**Instructions for the task**: Nothing outside the range from the line with "Write a Python" to the line with "yticks = [2, 4, 6, 8, 10]" belongs in the copy, and no pictures do either; repeat that range exactly.

**Extracted material**:
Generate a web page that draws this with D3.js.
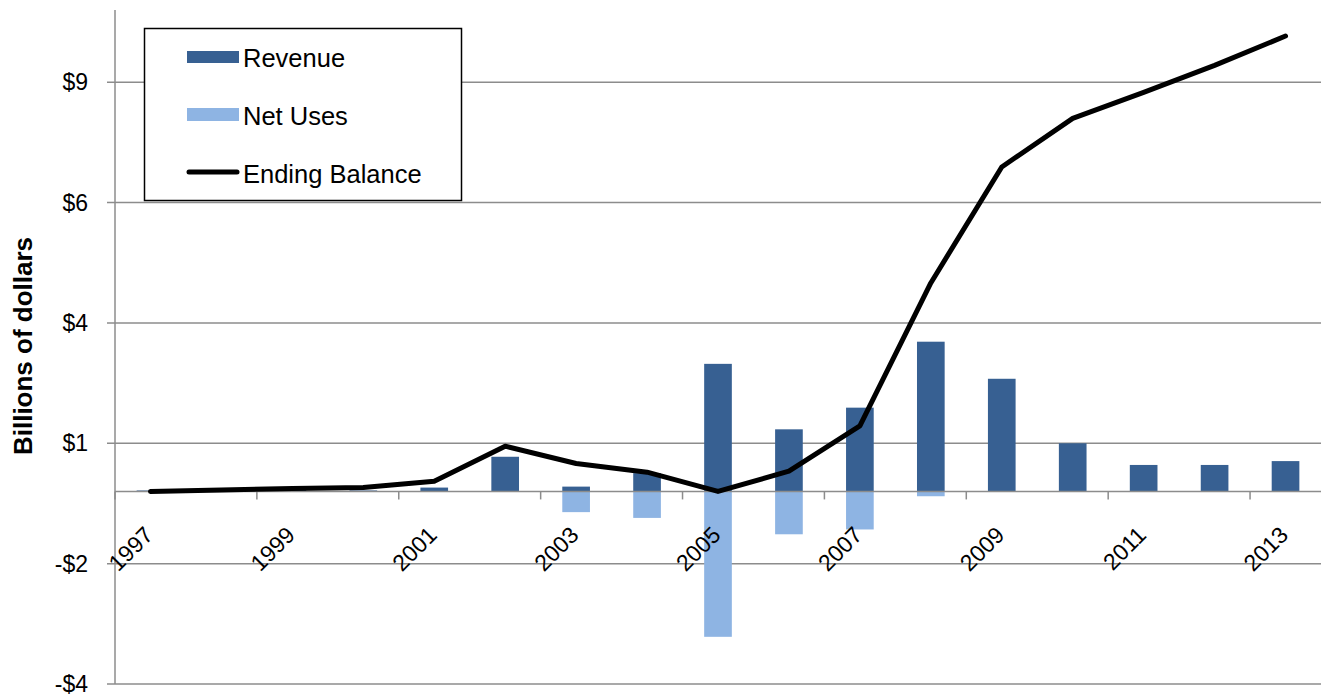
<!DOCTYPE html>
<html>
<head>
<meta charset="utf-8">
<script src="https://cdn.jsdelivr.net/npm/d3@7"></script>
<style>
body { margin: 0; background: white; }
text { font-family: "Liberation Sans", Arial, sans-serif; }
</style>
</head>
<body>
<div id="chart"></div>
<script>
var margin = {top: 10, right: 0, bottom: 12, left: 115}
var width = 1321 - margin.left - margin.right
var height = 696 - margin.top - margin.bottom

// Data

var years = ["1997", "1998", "1999", "2000", "2001", "2002", "2003", "2004", "2005",
             "2006", "2007", "2008", "2009", "2010", "2011", "2012", "2013"]
var revenue = [0.02, 0.02, 0.03, 0.02, 0.08, 0.72, 0.10, 0.38, 2.65, 1.29, 1.74, 3.11, 2.34, 1.00, 0.55, 0.55, 0.63]
var netUses = [-0.01, 0, -0.01, -0.01, 0, 0, -0.43, -0.55, -3.02, -0.89, -0.79, -0.10, 0, 0, 0, 0, 0]
var balance = [0, 0.03, 0.06, 0.08, 0.21, 0.94, 0.58, 0.40, 0, 0.42, 1.36, 4.33, 6.74, 7.75, 8.29, 8.85, 9.46]
var yTicks = [-4, -1.5, 1, 3.5, 6, 8.5]
var labelYears = ["1997", "1999", "2001", "2003", "2005", "2007", "2009", "2011", "2013"]
var legendItems = ["Revenue", "Net Uses", "Ending Balance"]

var revColor = "#376092"
var netColor = "#8EB4E3"
var gridColor = "#8c8c8c"

// Scale creation

var y_scale = d3.scaleLinear()
    .domain([-4, 10])
    .range([height, 0]);

var x_scale = d3.scaleBand()
    .domain(years)
    .range([0, width]);

var barW = x_scale.bandwidth() * 0.39

var svg = d3.select("#chart")
    .append("svg")
    .attr("width", 1321)
    .attr("height", 696)
    .style("background-color", "white")

var chart = svg.append("g")
    .attr("transform", "translate(" + margin.left + "," + margin.top + ")")

// Gridlines

chart.append("g")
    .selectAll("line")
    .data(yTicks)
    .enter()
    .append("line")
    .attr("x1", -8)
    .attr("x2", width)
    .attr("y1", function(d) { return y_scale(d); })
    .attr("y2", function(d) { return y_scale(d); })
    .attr("stroke", gridColor)
    .attr("stroke-width", 1.5)

chart.append("g")
    .selectAll("text")
    .data(yTicks)
    .enter()
    .append("text")
    .attr("x", -27)
    .attr("y", function(d) { return y_scale(d) + 8; })
    .attr("text-anchor", "end")
    .style("font-size", "23px")
    .text(function(d) {
        return (d < 0 ? "-" : "") + "$" + Math.round(Math.abs(d));
    })

// Bars

chart.append("g")
    .selectAll("rect")
    .data(years)
    .enter()
    .append("rect")
    .attr("x", function(d) { return x_scale(d) + (x_scale.bandwidth() - barW) / 2; })
    .attr("y", function(d, i) { return y_scale(revenue[i]); })
    .attr("width", barW)
    .attr("height", function(d, i) { return y_scale(0) - y_scale(revenue[i]); })
    .style("fill", revColor)

chart.append("g")
    .selectAll("rect")
    .data(years)
    .enter()
    .append("rect")
    .attr("x", function(d) { return x_scale(d) + (x_scale.bandwidth() - barW) / 2; })
    .attr("y", y_scale(0))
    .attr("width", barW)
    .attr("height", function(d, i) { return y_scale(netUses[i]) - y_scale(0); })
    .style("fill", netColor)

// Axes

chart.append("line")
    .attr("x1", 0).attr("x2", 0)
    .attr("y1", 0).attr("y2", height)
    .attr("stroke", gridColor)
    .attr("stroke-width", 1.5)

chart.append("line")
    .attr("x1", 0).attr("x2", width)
    .attr("y1", y_scale(0)).attr("y2", y_scale(0))
    .attr("stroke", gridColor)
    .attr("stroke-width", 1.5)

chart.append("g")
    .selectAll("line")
    .data(years.filter(function(d, i) { return i % 2 == 0; }))
    .enter()
    .append("line")
    .attr("x1", function(d) { return x_scale(d); })
    .attr("x2", function(d) { return x_scale(d); })
    .attr("y1", y_scale(0))
    .attr("y2", y_scale(0) + 8)
    .attr("stroke", gridColor)
    .attr("stroke-width", 1.5)

chart.append("g")
    .selectAll("text")
    .data(labelYears)
    .enter()
    .append("text")
    .attr("transform", function(d) {
        return "translate(" + (x_scale(d) + x_scale.bandwidth() / 2 + 4) + "," + (y_scale(0) + 45) + ") rotate(-45)";
    })
    .attr("text-anchor", "end")
    .style("font-size", "23px")
    .text(function(d) { return d; })

// Ending balance line

var line = d3.line()
    .x(function(d, i) { return x_scale(years[i]) + x_scale.bandwidth() / 2; })
    .y(function(d) { return y_scale(d); })

chart.append("path")
    .datum(balance)
    .attr("d", line)
    .attr("fill", "none")
    .attr("stroke", "black")
    .attr("stroke-width", 5)
    .attr("stroke-linejoin", "round")
    .attr("stroke-linecap", "round")

// Y label

svg.append("text")
    .attr("transform", "translate(32,346) rotate(-90)")
    .attr("text-anchor", "middle")
    .style("font-size", "26px")
    .style("font-weight", "bold")
    .text("Billions of dollars")

// Legend

var legend = svg.append("g")

legend.append("rect")
    .attr("x", 144.5)
    .attr("y", 28.5)
    .attr("width", 317)
    .attr("height", 172)
    .attr("fill", "white")
    .attr("stroke", "black")
    .attr("stroke-width", 1.5)

legend.append("rect")
    .attr("x", 187).attr("y", 51)
    .attr("width", 52).attr("height", 12)
    .style("fill", revColor)

legend.append("rect")
    .attr("x", 187).attr("y", 108)
    .attr("width", 52).attr("height", 13)
    .style("fill", netColor)

legend.append("line")
    .attr("x1", 189).attr("x2", 237)
    .attr("y1", 172).attr("y2", 172)
    .attr("stroke", "black")
    .attr("stroke-width", 5)
    .attr("stroke-linecap", "round")

legend.selectAll("text")
    .data(legendItems)
    .enter()
    .append("text")
    .attr("x", 243)
    .attr("y", function(d, i) { return 67 + i * 58; })
    .style("font-size", "25.5px")
    .text(function(d) { return d; })
</script>
</body>
</html>
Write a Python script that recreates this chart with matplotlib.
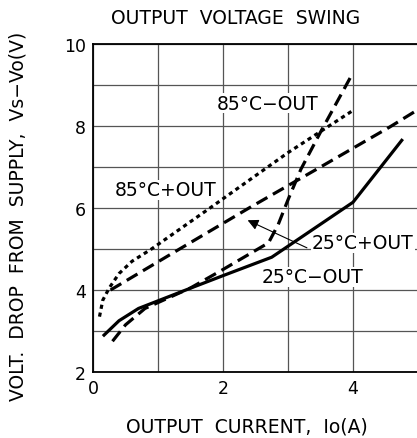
import matplotlib
matplotlib.use('Agg')
import matplotlib.pyplot as plt

# curves
x_85_pos = [0.10, 0.15, 0.25, 0.40, 0.60, 0.90, 1.80, 3.00, 4.00]
y_85_pos = [3.35, 3.75, 4.05, 4.40, 4.70, 5.00, 6.00, 7.35, 8.38]

x_85_neg = [0.30, 0.50, 0.80, 1.50, 2.00, 2.70, 2.85, 3.00, 3.20, 3.50, 4.00]
y_85_neg = [2.75, 3.15, 3.55, 4.05, 4.50, 5.15, 5.60, 6.20, 6.95, 7.85, 9.30]

x_25_pos = [0.27, 1.30, 2.40, 3.50, 4.57, 5.00]
y_25_pos = [4.00, 4.97, 6.00, 7.00, 7.98, 8.40]

x_25_neg = [0.17, 0.40, 0.70, 1.46, 2.00, 2.75, 4.00, 4.75]
y_25_neg = [2.90, 3.25, 3.55, 4.02, 4.35, 4.80, 6.14, 7.65]

xticks = [0, 2, 4]
yticks = [2, 4, 6, 8, 10]

plt.rcParams['font.family'] = 'DejaVu Sans'

fig = plt.figure(figsize=(4.17, 4.39), dpi=100)
ax = fig.add_axes([93/417, 66/439, 325/417, 328/439])

lw = 2.3
ax.plot(x_85_pos, y_85_pos, color='black', lw=lw, dashes=(1.3, 1.2))
ax.plot(x_85_neg, y_85_neg, color='black', lw=lw, dashes=(3.9, 2.0))
ax.plot(x_25_pos, y_25_pos, color='black', lw=lw, dashes=(3.9, 2.0))
ax.plot(x_25_neg, y_25_neg, color='black', lw=lw)

ax.set_xlim(0, 5)
ax.set_ylim(2, 10)
ax.set_xticks([0, 1, 2, 3, 4])
ax.set_xticklabels([str(t) if t in xticks else '' for t in range(5)])
ax.set_yticks(range(2, 11))
ax.set_yticklabels([str(t) if t in yticks else '' for t in range(2, 11)])
ax.tick_params(length=0, labelsize=12.5, pad=5)
ax.grid(True, color='#555555', lw=0.9)
ax.set_axisbelow(True)
for s in ax.spines.values():
    s.set_linewidth(1.3)
ax.spines['right'].set_visible(False)

fs = 13.5
bb = dict(facecolor='white', edgecolor='none', pad=0.5)
ax.text(1.91, 8.56, '85°C−OUT', fontsize=fs, va='center', ha='left', bbox=bb)
ax.text(0.34, 6.44, '85°C+OUT', fontsize=fs, va='center', ha='left', bbox=bb)
ax.text(3.37, 5.15, '25°C+OUT', fontsize=fs, va='center', ha='left', bbox=bb)
ax.text(2.60, 4.32, '25°C−OUT', fontsize=fs, va='center', ha='left', bbox=bb)
ax.annotate('', xy=(2.34, 5.73), xytext=(3.33, 5.0),
            arrowprops=dict(arrowstyle='-|>', color='black', lw=0.8,
                            mutation_scale=16))

fig.text(236/417, 1 - 19/439, 'OUTPUT  VOLTAGE  SWING', fontsize=fs,
         ha='center', va='center')
fig.text(247/417, 1 - 427/439, 'OUTPUT  CURRENT,  Io(A)', fontsize=fs,
         ha='center', va='center')
fig.text(18/417, 1 - 216/439, 'VOLT.  DROP  FROM  SUPPLY,  Vs−Vo(V)',
         fontsize=fs, ha='center', va='center', rotation=90)

fig.savefig('out.png', dpi=100)
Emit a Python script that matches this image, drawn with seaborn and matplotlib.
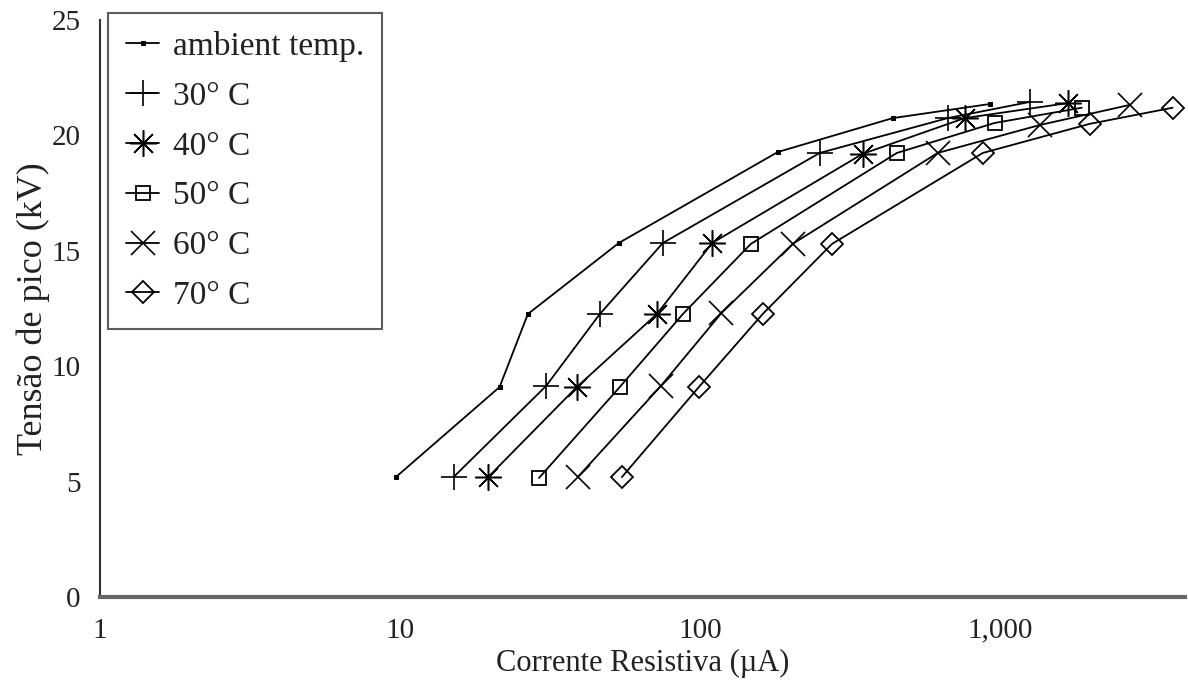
import pandas as pd
import matplotlib.pyplot as plt
import seaborn as sns

# dados (corrente em uA, tensao em kV)
amb_x = [9.7, 21.5, 26.7, 53.7, 182, 440, 926]
amb_y = [5.2, 9.1, 12.26, 15.34, 19.28, 20.75, 21.36]

t30_x = [15.1, 30.7, 46.4, 75.3, 251, 671, 1259]
t30_y = [5.2, 9.14, 12.26, 15.34, 19.24, 20.75, 21.45]

t40_x = [19.7, 38.9, 71.9, 110, 349, 764, 1686]
t40_y = [5.2, 9.1, 12.26, 15.34, 19.2, 20.75, 21.4]

t50_x = [29.1, 54.1, 87.8, 148, 454, 962, 1877]
t50_y = [5.16, 9.1, 12.26, 15.3, 19.24, 20.54, 21.2]

t60_x = [39.2, 74.1, 118, 204, 621, 1360, 2712]
t60_y = [5.2, 9.14, 12.3, 15.3, 19.24, 20.45, 21.32]

t70_x = [55, 99.3, 162, 276, 878, 1995, 3773]
t70_y = [5.2, 9.1, 12.26, 15.3, 19.24, 20.5, 21.2]

labels = ['ambient temp.', '30° C', '40° C', '50° C', '60° C', '70° C']
xticks = [1, 10, 100, 1000]
xtick_labels = ['1', '10', '100', '1,000']
yticks = [0, 5, 10, 15, 20, 25]

series = [(amb_x, amb_y), (t30_x, t30_y), (t40_x, t40_y),
          (t50_x, t50_y), (t60_x, t60_y), (t70_x, t70_y)]
estilos = [
    dict(marker='s', markersize=3.5, markerfacecolor='black'),
    dict(marker='+', markersize=19, markeredgewidth=1.2),
    dict(marker=(8, 2, 0), markersize=19, markeredgewidth=1.1),
    dict(marker='s', markersize=10, markerfacecolor='none', markeredgewidth=1.3),
    dict(marker='x', markersize=17, markeredgewidth=1.2),
    dict(marker='D', markersize=11, markerfacecolor='none', markeredgewidth=1.3),
]

sns.set_style('white')
plt.rcParams['font.family'] = ['Liberation Serif', 'DejaVu Serif']
plt.rcParams['font.size'] = 21

fig = plt.figure(figsize=(11.88, 6.81), dpi=100)
ax = fig.add_axes([0.0842, 0.1233, 0.9133, 0.8473])

for (xs, ys), lab, st in zip(series, labels, estilos):
    df = pd.DataFrame({'x': xs, 'y': ys})
    sns.lineplot(data=df, x='x', y='y', ax=ax, color='black', linewidth=1.3,
                 markeredgecolor='black', label=lab, **st)

ax.set_xscale('log')
ax.set_xlim(1, 4150)
ax.set_ylim(0, 25)
ax.set_xticks(xticks)
ax.set_xticklabels(xtick_labels)
ax.xaxis.set_minor_locator(plt.NullLocator())
ax.set_yticks(yticks)
ax.tick_params(axis='both', length=0, labelsize=21, colors='#222222')
ax.tick_params(axis='x', pad=15)
ax.tick_params(axis='y', pad=14)

ax.set_xlabel('Corrente Resistiva (µA)', fontsize=22, color='#222222', labelpad=4)
ax.set_ylabel('Tensão de pico (kV)', fontsize=26, color='#222222', labelpad=1)

for s in ['top', 'right']:
    ax.spines[s].set_visible(False)
ax.spines['left'].set_color('#333333')
ax.spines['left'].set_linewidth(1.5)
ax.spines['bottom'].set_color('#666666')
ax.spines['bottom'].set_linewidth(3)

leg = ax.legend(loc='upper left', bbox_to_anchor=(0.007, 1.013), borderaxespad=0,
                fontsize=24, frameon=True, fancybox=False, handlelength=1.0,
                handletextpad=0.4, labelspacing=0.58, borderpad=0.55)
leg.get_frame().set_edgecolor('#333333')
leg.get_frame().set_linewidth(1.5)
for t in leg.get_texts():
    t.set_color('#222222')

fig.savefig('out.png', dpi=100)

**Response to this exercise**:
Write a Python script that recreates this chart with matplotlib.
import matplotlib
matplotlib.use('Agg')
import matplotlib.pyplot as plt

# curves
x_85_pos = [0.10, 0.15, 0.25, 0.40, 0.60, 0.90, 1.80, 3.00, 4.00]
y_85_pos = [3.35, 3.75, 4.05, 4.40, 4.70, 5.00, 6.00, 7.35, 8.38]

x_85_neg = [0.30, 0.50, 0.80, 1.50, 2.00, 2.70, 2.85, 3.00, 3.20, 3.50, 4.00]
y_85_neg = [2.75, 3.15, 3.55, 4.05, 4.50, 5.15, 5.60, 6.20, 6.95, 7.85, 9.30]

x_25_pos = [0.27, 1.30, 2.40, 3.50, 4.57, 5.00]
y_25_pos = [4.00, 4.97, 6.00, 7.00, 7.98, 8.40]

x_25_neg = [0.17, 0.40, 0.70, 1.46, 2.00, 2.75, 4.00, 4.75]
y_25_neg = [2.90, 3.25, 3.55, 4.02, 4.35, 4.80, 6.14, 7.65]

xticks = [0, 2, 4]
yticks = [2, 4, 6, 8, 10]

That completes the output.